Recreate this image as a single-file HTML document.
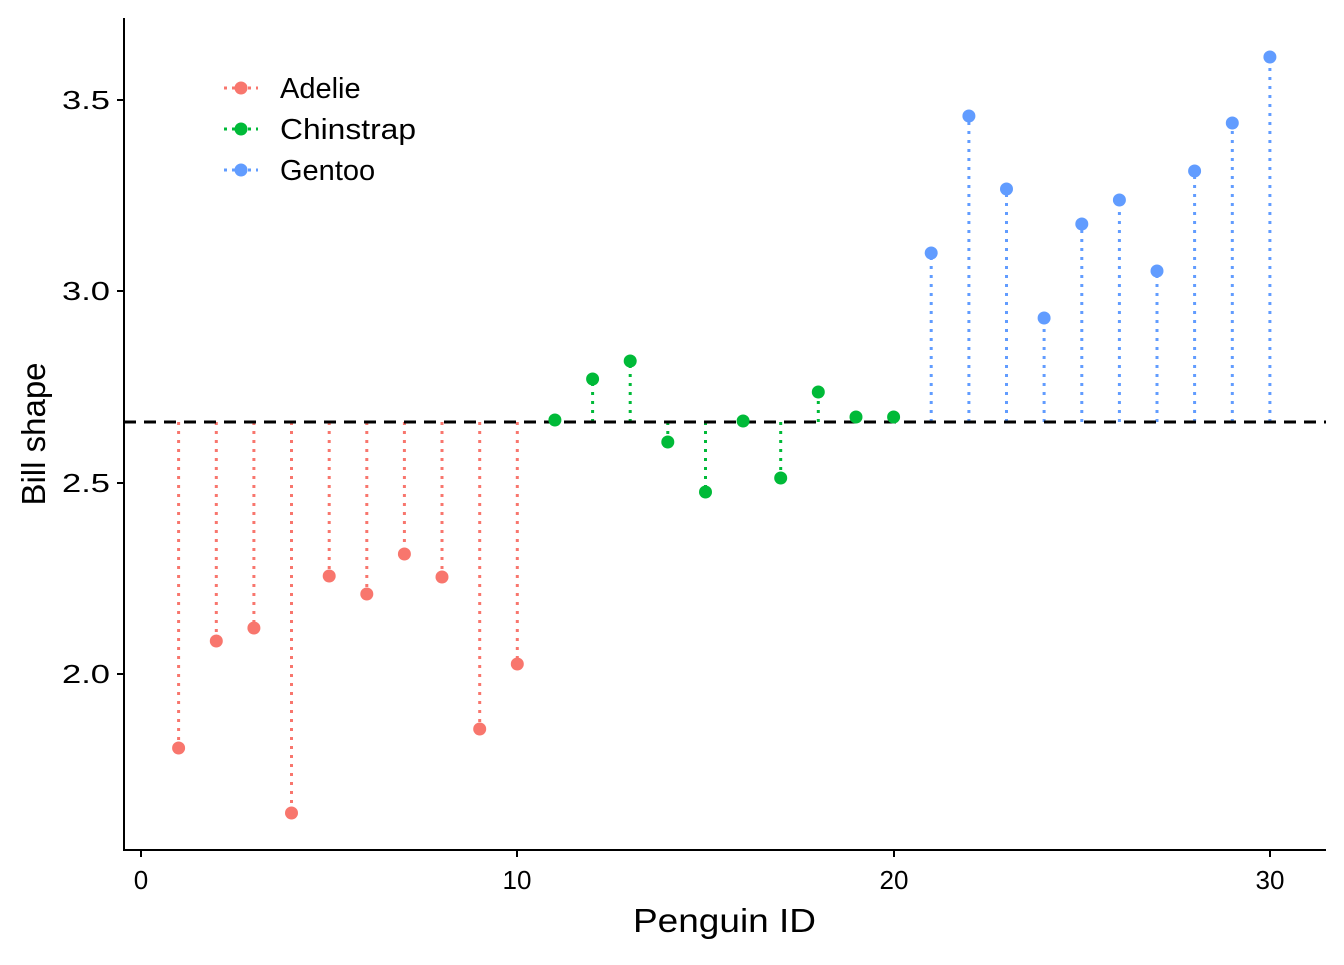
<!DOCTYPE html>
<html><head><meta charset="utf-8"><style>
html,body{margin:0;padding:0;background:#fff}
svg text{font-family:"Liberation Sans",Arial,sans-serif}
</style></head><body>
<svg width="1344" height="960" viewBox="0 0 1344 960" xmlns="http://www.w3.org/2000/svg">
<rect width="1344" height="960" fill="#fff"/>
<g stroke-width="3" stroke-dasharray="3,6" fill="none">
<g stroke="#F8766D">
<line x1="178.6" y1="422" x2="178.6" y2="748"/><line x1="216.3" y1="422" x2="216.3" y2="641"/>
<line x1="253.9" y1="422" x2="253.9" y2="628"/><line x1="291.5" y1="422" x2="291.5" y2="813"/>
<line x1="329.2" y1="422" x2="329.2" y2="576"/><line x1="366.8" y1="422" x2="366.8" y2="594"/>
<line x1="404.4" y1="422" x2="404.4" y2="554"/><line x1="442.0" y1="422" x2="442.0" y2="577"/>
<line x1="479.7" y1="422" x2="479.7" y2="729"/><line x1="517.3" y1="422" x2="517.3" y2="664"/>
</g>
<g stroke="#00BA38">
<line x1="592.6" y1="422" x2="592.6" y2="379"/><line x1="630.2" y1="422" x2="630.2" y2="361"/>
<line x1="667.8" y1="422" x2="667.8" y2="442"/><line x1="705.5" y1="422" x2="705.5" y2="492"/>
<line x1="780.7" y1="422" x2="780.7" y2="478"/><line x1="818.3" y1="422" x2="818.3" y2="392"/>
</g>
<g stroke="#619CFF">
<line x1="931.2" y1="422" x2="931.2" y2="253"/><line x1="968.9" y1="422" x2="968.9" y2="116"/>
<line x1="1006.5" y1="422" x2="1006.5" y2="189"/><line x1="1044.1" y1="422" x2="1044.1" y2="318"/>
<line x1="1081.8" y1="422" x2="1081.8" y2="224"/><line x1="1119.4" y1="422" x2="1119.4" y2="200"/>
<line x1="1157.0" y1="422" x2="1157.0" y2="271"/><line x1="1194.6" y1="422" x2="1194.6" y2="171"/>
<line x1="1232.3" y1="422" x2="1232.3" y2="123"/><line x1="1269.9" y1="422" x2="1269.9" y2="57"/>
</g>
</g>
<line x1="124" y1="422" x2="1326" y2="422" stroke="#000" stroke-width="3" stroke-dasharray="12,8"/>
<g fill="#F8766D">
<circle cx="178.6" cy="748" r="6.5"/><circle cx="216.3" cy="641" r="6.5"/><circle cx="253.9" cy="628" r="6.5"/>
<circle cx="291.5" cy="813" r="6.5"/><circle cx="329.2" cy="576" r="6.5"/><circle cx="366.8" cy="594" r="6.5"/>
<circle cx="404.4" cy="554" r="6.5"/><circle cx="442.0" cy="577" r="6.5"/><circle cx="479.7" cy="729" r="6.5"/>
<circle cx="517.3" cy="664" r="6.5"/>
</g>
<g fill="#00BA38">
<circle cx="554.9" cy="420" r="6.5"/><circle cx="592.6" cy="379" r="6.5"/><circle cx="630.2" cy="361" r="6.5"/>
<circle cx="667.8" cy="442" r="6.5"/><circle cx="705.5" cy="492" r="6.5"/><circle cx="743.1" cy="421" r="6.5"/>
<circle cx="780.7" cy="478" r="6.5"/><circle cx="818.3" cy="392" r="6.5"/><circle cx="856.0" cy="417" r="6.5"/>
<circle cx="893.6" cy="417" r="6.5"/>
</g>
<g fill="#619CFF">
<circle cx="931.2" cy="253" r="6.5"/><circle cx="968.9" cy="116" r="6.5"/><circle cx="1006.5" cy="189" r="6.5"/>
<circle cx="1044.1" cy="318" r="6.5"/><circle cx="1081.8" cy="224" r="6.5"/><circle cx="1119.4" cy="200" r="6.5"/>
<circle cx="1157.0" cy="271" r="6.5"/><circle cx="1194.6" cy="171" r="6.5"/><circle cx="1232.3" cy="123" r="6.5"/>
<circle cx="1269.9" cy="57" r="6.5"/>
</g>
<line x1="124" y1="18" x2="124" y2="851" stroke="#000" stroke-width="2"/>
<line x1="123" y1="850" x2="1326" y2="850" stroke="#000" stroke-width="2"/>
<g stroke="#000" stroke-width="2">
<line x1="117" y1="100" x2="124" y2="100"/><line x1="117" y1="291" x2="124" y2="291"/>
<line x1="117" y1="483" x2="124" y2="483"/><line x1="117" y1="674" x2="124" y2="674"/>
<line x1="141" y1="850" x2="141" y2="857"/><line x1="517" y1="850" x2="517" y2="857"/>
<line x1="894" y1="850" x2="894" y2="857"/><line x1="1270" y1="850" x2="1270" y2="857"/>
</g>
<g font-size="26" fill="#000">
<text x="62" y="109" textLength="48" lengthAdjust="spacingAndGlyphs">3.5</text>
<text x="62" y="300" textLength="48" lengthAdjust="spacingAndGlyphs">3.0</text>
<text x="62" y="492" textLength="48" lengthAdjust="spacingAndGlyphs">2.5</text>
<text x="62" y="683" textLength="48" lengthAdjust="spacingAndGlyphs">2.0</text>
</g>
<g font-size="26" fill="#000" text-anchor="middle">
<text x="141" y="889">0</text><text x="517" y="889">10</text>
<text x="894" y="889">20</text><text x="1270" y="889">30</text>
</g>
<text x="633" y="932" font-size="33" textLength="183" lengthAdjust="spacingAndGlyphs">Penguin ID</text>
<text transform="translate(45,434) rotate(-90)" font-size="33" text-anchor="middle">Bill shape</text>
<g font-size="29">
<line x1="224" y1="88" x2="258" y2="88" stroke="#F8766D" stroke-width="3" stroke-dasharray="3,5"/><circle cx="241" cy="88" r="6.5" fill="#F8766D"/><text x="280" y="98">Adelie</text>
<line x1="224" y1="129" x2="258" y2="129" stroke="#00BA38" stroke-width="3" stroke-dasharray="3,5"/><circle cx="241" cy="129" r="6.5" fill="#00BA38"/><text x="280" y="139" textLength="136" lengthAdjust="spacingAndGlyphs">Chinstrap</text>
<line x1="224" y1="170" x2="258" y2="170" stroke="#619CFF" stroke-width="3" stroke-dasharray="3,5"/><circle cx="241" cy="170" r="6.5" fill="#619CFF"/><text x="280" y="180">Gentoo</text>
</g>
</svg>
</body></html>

------------------------------------------------

## The task:
In your copy, leave out the pictures and reproduce the material above exactly.

## Solution for this problem:
Recreate this image as a single-file HTML document.
<!DOCTYPE html>
<html><head><meta charset="utf-8"><style>
html,body{margin:0;padding:0;background:#fff}
svg text{font-family:"Liberation Sans",Arial,sans-serif}
</style></head><body>
<svg width="1344" height="960" viewBox="0 0 1344 960" xmlns="http://www.w3.org/2000/svg">
<rect width="1344" height="960" fill="#fff"/>
<g stroke-width="3" stroke-dasharray="3,6" fill="none">
<g stroke="#F8766D">
<line x1="178.6" y1="422" x2="178.6" y2="748"/><line x1="216.3" y1="422" x2="216.3" y2="641"/>
<line x1="253.9" y1="422" x2="253.9" y2="628"/><line x1="291.5" y1="422" x2="291.5" y2="813"/>
<line x1="329.2" y1="422" x2="329.2" y2="576"/><line x1="366.8" y1="422" x2="366.8" y2="594"/>
<line x1="404.4" y1="422" x2="404.4" y2="554"/><line x1="442.0" y1="422" x2="442.0" y2="577"/>
<line x1="479.7" y1="422" x2="479.7" y2="729"/><line x1="517.3" y1="422" x2="517.3" y2="664"/>
</g>
<g stroke="#00BA38">
<line x1="592.6" y1="422" x2="592.6" y2="379"/><line x1="630.2" y1="422" x2="630.2" y2="361"/>
<line x1="667.8" y1="422" x2="667.8" y2="442"/><line x1="705.5" y1="422" x2="705.5" y2="492"/>
<line x1="780.7" y1="422" x2="780.7" y2="478"/><line x1="818.3" y1="422" x2="818.3" y2="392"/>
</g>
<g stroke="#619CFF">
<line x1="931.2" y1="422" x2="931.2" y2="253"/><line x1="968.9" y1="422" x2="968.9" y2="116"/>
<line x1="1006.5" y1="422" x2="1006.5" y2="189"/><line x1="1044.1" y1="422" x2="1044.1" y2="318"/>
<line x1="1081.8" y1="422" x2="1081.8" y2="224"/><line x1="1119.4" y1="422" x2="1119.4" y2="200"/>
<line x1="1157.0" y1="422" x2="1157.0" y2="271"/><line x1="1194.6" y1="422" x2="1194.6" y2="171"/>
<line x1="1232.3" y1="422" x2="1232.3" y2="123"/><line x1="1269.9" y1="422" x2="1269.9" y2="57"/>
</g>
</g>
<line x1="124" y1="422" x2="1326" y2="422" stroke="#000" stroke-width="3" stroke-dasharray="12,8"/>
<g fill="#F8766D">
<circle cx="178.6" cy="748" r="6.5"/><circle cx="216.3" cy="641" r="6.5"/><circle cx="253.9" cy="628" r="6.5"/>
<circle cx="291.5" cy="813" r="6.5"/><circle cx="329.2" cy="576" r="6.5"/><circle cx="366.8" cy="594" r="6.5"/>
<circle cx="404.4" cy="554" r="6.5"/><circle cx="442.0" cy="577" r="6.5"/><circle cx="479.7" cy="729" r="6.5"/>
<circle cx="517.3" cy="664" r="6.5"/>
</g>
<g fill="#00BA38">
<circle cx="554.9" cy="420" r="6.5"/><circle cx="592.6" cy="379" r="6.5"/><circle cx="630.2" cy="361" r="6.5"/>
<circle cx="667.8" cy="442" r="6.5"/><circle cx="705.5" cy="492" r="6.5"/><circle cx="743.1" cy="421" r="6.5"/>
<circle cx="780.7" cy="478" r="6.5"/><circle cx="818.3" cy="392" r="6.5"/><circle cx="856.0" cy="417" r="6.5"/>
<circle cx="893.6" cy="417" r="6.5"/>
</g>
<g fill="#619CFF">
<circle cx="931.2" cy="253" r="6.5"/><circle cx="968.9" cy="116" r="6.5"/><circle cx="1006.5" cy="189" r="6.5"/>
<circle cx="1044.1" cy="318" r="6.5"/><circle cx="1081.8" cy="224" r="6.5"/><circle cx="1119.4" cy="200" r="6.5"/>
<circle cx="1157.0" cy="271" r="6.5"/><circle cx="1194.6" cy="171" r="6.5"/><circle cx="1232.3" cy="123" r="6.5"/>
<circle cx="1269.9" cy="57" r="6.5"/>
</g>
<line x1="124" y1="18" x2="124" y2="851" stroke="#000" stroke-width="2"/>
<line x1="123" y1="850" x2="1326" y2="850" stroke="#000" stroke-width="2"/>
<g stroke="#000" stroke-width="2">
<line x1="117" y1="100" x2="124" y2="100"/><line x1="117" y1="291" x2="124" y2="291"/>
<line x1="117" y1="483" x2="124" y2="483"/><line x1="117" y1="674" x2="124" y2="674"/>
<line x1="141" y1="850" x2="141" y2="857"/><line x1="517" y1="850" x2="517" y2="857"/>
<line x1="894" y1="850" x2="894" y2="857"/><line x1="1270" y1="850" x2="1270" y2="857"/>
</g>
<g font-size="26" fill="#000">
<text x="62" y="109" textLength="48" lengthAdjust="spacingAndGlyphs">3.5</text>
<text x="62" y="300" textLength="48" lengthAdjust="spacingAndGlyphs">3.0</text>
<text x="62" y="492" textLength="48" lengthAdjust="spacingAndGlyphs">2.5</text>
<text x="62" y="683" textLength="48" lengthAdjust="spacingAndGlyphs">2.0</text>
</g>
<g font-size="26" fill="#000" text-anchor="middle">
<text x="141" y="889">0</text><text x="517" y="889">10</text>
<text x="894" y="889">20</text><text x="1270" y="889">30</text>
</g>
<text x="633" y="932" font-size="33" textLength="183" lengthAdjust="spacingAndGlyphs">Penguin ID</text>
<text transform="translate(45,434) rotate(-90)" font-size="33" text-anchor="middle">Bill shape</text>
<g font-size="29">
<line x1="224" y1="88" x2="258" y2="88" stroke="#F8766D" stroke-width="3" stroke-dasharray="3,5"/><circle cx="241" cy="88" r="6.5" fill="#F8766D"/><text x="280" y="98">Adelie</text>
<line x1="224" y1="129" x2="258" y2="129" stroke="#00BA38" stroke-width="3" stroke-dasharray="3,5"/><circle cx="241" cy="129" r="6.5" fill="#00BA38"/><text x="280" y="139" textLength="136" lengthAdjust="spacingAndGlyphs">Chinstrap</text>
<line x1="224" y1="170" x2="258" y2="170" stroke="#619CFF" stroke-width="3" stroke-dasharray="3,5"/><circle cx="241" cy="170" r="6.5" fill="#619CFF"/><text x="280" y="180">Gentoo</text>
</g>
</svg>
</body></html>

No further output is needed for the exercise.